Efficient approximation (Theorem 3.8): Replaces the SVD-dependent correction matrix with \(\lambda I_k\):

\[\kappa(W_Q + \lambda I_k) < \kappa(W_Q)\]

This holds when \(\lambda \geq 2\) under specific conditions, requiring no SVD computation.

Spectral Conditioned Attention is defined as:

\[\mathbf{SpecA}(X) = \text{softmax}(X(W_Q + C_Q)(W_K + C_K)^T X^T) X(W_V + C_V)\]

Loss & Training

  • Correction matrices are set as \(C_Q = C_K = C_V = \lambda I_k\), initialized before training and kept fixed throughout.
  • Default value: \(\lambda = 10\).
  • Zero additional trainable parameters and zero additional backpropagation overhead.
  • Compatible with LayerNorm and can be used jointly.

Key Experimental Results

Main Results

ImageNet-1k Image Classification (Top-1 Accuracy):

Model Baseline Spectral Cond.

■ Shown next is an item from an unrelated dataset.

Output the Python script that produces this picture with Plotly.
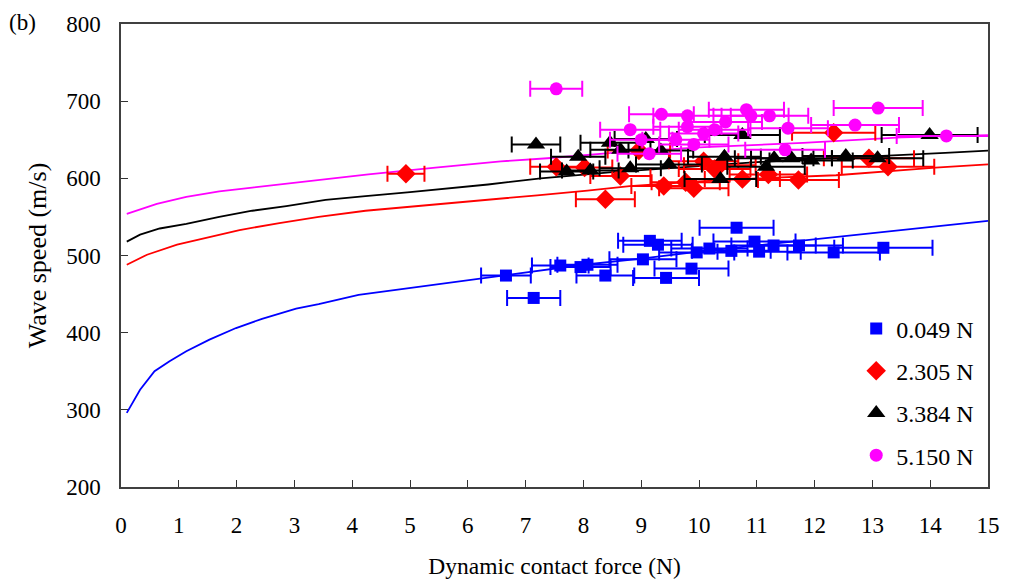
import plotly.graph_objects as go

# ---- measured data (F in N, v in m/s, horizontal error half-width in N) ----
blue_F = [6.66, 7.14, 7.60, 7.95, 8.07, 8.38, 9.15, 9.03, 9.29, 9.43, 9.87, 9.96, 10.18, 10.65, 10.56, 10.96, 11.04, 11.29, 11.73, 12.33, 13.19]
blue_v = [474, 445, 487, 485, 488, 474, 519, 495, 514, 471, 483, 504, 509, 536, 506, 518, 505, 513, 513, 504, 510]
blue_e = [0.43, 0.46, 0.49, 0.52, 0.52, 0.50, 0.55, 0.58, 0.60, 0.57, 0.64, 0.65, 0.66, 0.64, 0.68, 0.71, 0.72, 0.73, 0.76, 0.80, 0.85]

red_F = [4.93, 7.53, 8.02, 8.38, 8.64, 8.96, 9.39, 9.77, 9.91, 10.08, 10.27, 10.36, 10.75, 11.20, 11.72, 12.33, 12.94, 13.27]
red_v = [606, 615, 614, 573, 603, 636, 590, 595, 587, 622, 612, 617, 599, 605, 598, 659, 626, 615]
red_e = [0.32, 0.45, 0.48, 0.51, 0.52, 0.54, 0.56, 0.59, 0.60, 0.60, 0.62, 0.62, 0.65, 0.67, 0.70, 0.72, 0.78, 0.80]

black_F = [7.18, 7.91, 7.71, 8.12, 8.46, 8.64, 8.81, 9.08, 9.34, 9.48, 10.44, 10.37, 10.75, 11.16, 11.30, 11.60, 11.94, 12.54, 13.09, 13.99]
black_v = [644, 628, 609, 610, 646, 637, 613, 651, 636, 618, 628, 599, 656, 615, 626, 626, 623, 629, 626, 656]
black_e = [0.42, 0.47, 0.46, 0.49, 0.51, 0.52, 0.53, 0.54, 0.56, 0.57, 0.63, 0.62, 0.65, 0.67, 0.68, 0.70, 0.72, 0.75, 0.79, 0.83]

mag_F = [7.53, 9.35, 9.80, 8.81, 9.80, 9.00, 9.14, 9.60, 9.91, 10.08, 10.27, 10.46, 10.82, 10.90, 11.22, 11.54, 11.49, 12.70, 13.10, 14.28]
mag_v = [716, 683, 681, 663, 667, 650, 632, 650, 644, 658, 663, 673, 689, 681, 681, 665, 637, 669, 691, 655]
mag_e = [0.45, 0.56, 0.59, 0.52, 0.59, 0.54, 0.55, 0.58, 0.60, 0.60, 0.62, 0.63, 0.65, 0.65, 0.67, 0.69, 0.69, 0.76, 0.77, 0.86]

# ---- fitted curves ----
blue_cF = [0.1, 0.33, 0.58, 0.84, 1.13, 1.53, 1.99, 2.44, 3.03, 3.42, 4.11, 5, 6, 7, 8, 9, 10, 11, 12, 13, 14, 15]
blue_cv = [296, 326, 350, 363, 376, 391, 406, 418, 431, 437, 449, 458, 468, 478, 488, 496, 505, 513, 521, 529, 537, 545]
red_cF = [0.1, 0.45, 0.97, 1.48, 2.05, 2.74, 3.42, 4.23, 5, 6.35, 7.2, 8.07, 8.8, 10, 11, 12.37, 13.23, 14.09, 15]
red_cv = [488, 501, 514, 523, 533, 542, 550, 558, 563, 572, 578, 584, 590, 596, 600, 604, 609, 614, 618]
black_cF = [0.1, 0.33, 0.67, 1.13, 1.7, 2.27, 2.86, 3.54, 4.23, 5, 6.35, 7.26, 8.5, 10, 11, 12, 13.5, 14.26, 15]
black_cv = [518, 527, 535, 541, 550, 558, 564, 572, 577, 582, 592, 600, 608, 616, 621, 625, 630, 633, 636]
mag_cF = [0.1, 0.62, 1.13, 1.7, 2.27, 3.08, 4.28, 5.44, 6.57, 7.38, 8.5, 10, 11.8, 13.5, 15]
mag_cv = [554, 567, 576, 583, 588, 595, 605, 614, 622, 626, 633, 640, 646, 653, 656]

labels = ["0.049 N", "2.305 N", "3.384 N", "5.150 N"]
colors = ["#0000FF", "#FF0000", "#000000", "#FF00FF"]
symbols = ["square", "diamond", "triangle-up", "circle"]
sizes = [12, 15, 16, 13]

FONT = "Liberation Serif"

fig = go.Figure()

curves = [(blue_cF, blue_cv), (red_cF, red_cv), (black_cF, black_cv), (mag_cF, mag_cv)]
for (cx, cy), c in zip(curves, colors):
    fig.add_trace(go.Scatter(x=cx, y=cy, mode="lines", line=dict(color=c, width=1.8),
                             showlegend=False, hoverinfo="skip"))

pts = [(blue_F, blue_v, blue_e), (red_F, red_v, red_e), (black_F, black_v, black_e), (mag_F, mag_v, mag_e)]
for i, ((px, py, pe), c, s, sz, lab) in enumerate(zip(pts, colors, symbols, sizes, labels)):
    fig.add_trace(go.Scatter(
        x=px, y=py, mode="markers", name=lab, legendgroup=f"g{i}",
        marker=dict(color=c, symbol=s, size=sz, line=dict(width=0)),
        error_x=dict(type="data", array=pe, visible=True, color=c, thickness=2, width=8),
    ))

axis_common = dict(
    showgrid=False, zeroline=False, ticks="inside", ticklen=7, tickwidth=1,
    tickcolor="#333333", showline=True, linecolor="#404040", linewidth=1.5, mirror=True,
    tickfont=dict(family=FONT, size=23, color="#000000"),
)

fig.update_layout(
    width=1012, height=587,
    margin=dict(l=121, r=19, t=20, b=99),
    paper_bgcolor="white", plot_bgcolor="white",
    font=dict(family=FONT, color="#000000"),
    xaxis=dict(range=[0, 15], dtick=1, tick0=0, ticklabelstandoff=17,
               title=dict(text="Dynamic contact force (N)", font=dict(family=FONT, size=23.5), standoff=20),
               **axis_common),
    yaxis=dict(range=[200, 800], dtick=100, tick0=200, ticklabelstandoff=14,
               title=dict(text="Wave speed (m/s)", font=dict(family=FONT, size=26), standoff=12),
               **axis_common),
    legend=dict(x=0.848, y=0.39, xanchor="left", yanchor="top",
                bgcolor="rgba(0,0,0,0)", borderwidth=0,
                font=dict(family=FONT, size=24), tracegroupgap=8, itemwidth=30),
    annotations=[dict(text="(b)", x=0, y=1, xref="paper", yref="paper", xshift=-114, yshift=2,
                      xanchor="left", yanchor="middle", showarrow=False,
                      font=dict(family=FONT, size=23))],
)

fig.write_html("out.html")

Gain
ViT-B 80.7 (±0.41) 81.7 (±0.38) +1.0
DeiT-B 81.6 (±0.30) 82.6 (±0.32) +1.0
Swin-B 83.4 (±0.28) 84.1 (±0.25) +0.7
XCiT-M 82.6 (±0.39) 83.5 (±0.35) +0.9
DaViT-B 84.3 (±0.26) 84.9 (±0.21) +0.6

COCO Object Detection / Instance Segmentation (XCiT-S + Mask R-CNN):

Metric Baseline Spectral Cond.
AP^b 44.9 45.6
AP^b_50 66.1 66.7
AP^m 40.1 40.5

LRA Long-Range Arena (Nystromformer):

Task Baseline Spectral Cond.
ListOps 37.1 37.8
Text 63.8 64.8
Retrieval 79.8 80.6
Image 39.9 40.2
Pathfinder 72.9 73.7

GLUE Benchmark (Crammed BERT):

Metric Baseline Spectral Cond.
Average 78.6 79.4
CoLA 48.9 51.7
QNLI 90.1 91.0

Ablation Study

  • Theoretical validation: During training of ViT-B and XCiT-M, spectral-conditioned variants exhibit higher minimum singular values, lower condition numbers of Q/K/V matrices, and lower Jacobian condition numbers.
  • \(\lambda\) ablation: \(\lambda = 10\) is the optimal default.
  • Complementarity with LayerNorm: Spectral conditioning and LayerNorm can be used jointly for additive gains.

Key Findings

  1. Theoretical validation: Experiments precisely validate the upper bound in Theorem 3.4 — spectral conditioning demonstrably reduces the Jacobian condition number.
  2. Cross-architecture generality: Effective across ViT, Swin, XCiT, DaViT, Nystromformer, and BERT.
  3. Cross-task generality: Consistent improvements on image classification, object detection, instance segmentation, long-range sequence modeling, and NLP.
  4. Zero overhead: No additional trainable parameters and no additional backpropagation cost.

Highlights & Insights

  1. Elegant integration of theoretical depth and practical simplicity: From Jacobian analysis to the straightforward \(\lambda I_k\) correction, theory directly guides practice.
  2. Plug-and-play: A single-line modification (\(W + \lambda I\)), applicable to diverse attention variants.
  3. Zero additional cost: The correction matrix is fixed and untrained, incurring no extra parameters or computation.
  4. Comprehensive cross-domain validation: Five vision Transformers, NLP, and long-range sequence tasks — consistently effective across all settings.
  5. Theoretical bounds empirically verified: A relatively rare achievement in deep learning theory.

Limitations & Future Work

  1. Optimizes the upper bound rather than the condition number directly: \(\lambda I_k\) is an indirect approach and may not be optimal.
  2. Limited model scale: Validated only on ~100M parameter models; effectiveness on 10B+ models remains unknown.
  3. Manual selection of \(\lambda\): While 10 serves as a good default, it may not be optimal in all settings.
  4. Theory covers only standard self-attention: Though experiments suggest broader applicability to other attention variants.
  5. Future work may explore dynamically adjusting \(\lambda\) during training or learning the correction matrix.
  • Saratchandran et al. (2025): Weight conditioning preconditioning for feed-forward networks.
  • Liu et al. (2022): Relationship between NTK condition number and convergence.
  • Zhai et al. (2023): Attention weight normalization for improved convergence.
  • Swin Transformer, XCiT, DaViT: Various attention variants, all compatible with spectral conditioning.

Rating

⭐⭐⭐⭐⭐ (4.5/5)

  • Novelty ⭐⭐⭐⭐⭐: Theory-driven, methodologically elegant, and broadly applicable.
  • Theoretical Depth ⭐⭐⭐⭐⭐: Complete theorem–proof–validation chain.
  • Experimental Thoroughness ⭐⭐⭐⭐⭐: Five ViT variants + detection/segmentation + NLP + long-range sequences.
  • Practicality ⭐⭐⭐⭐⭐: Zero-overhead, plug-and-play.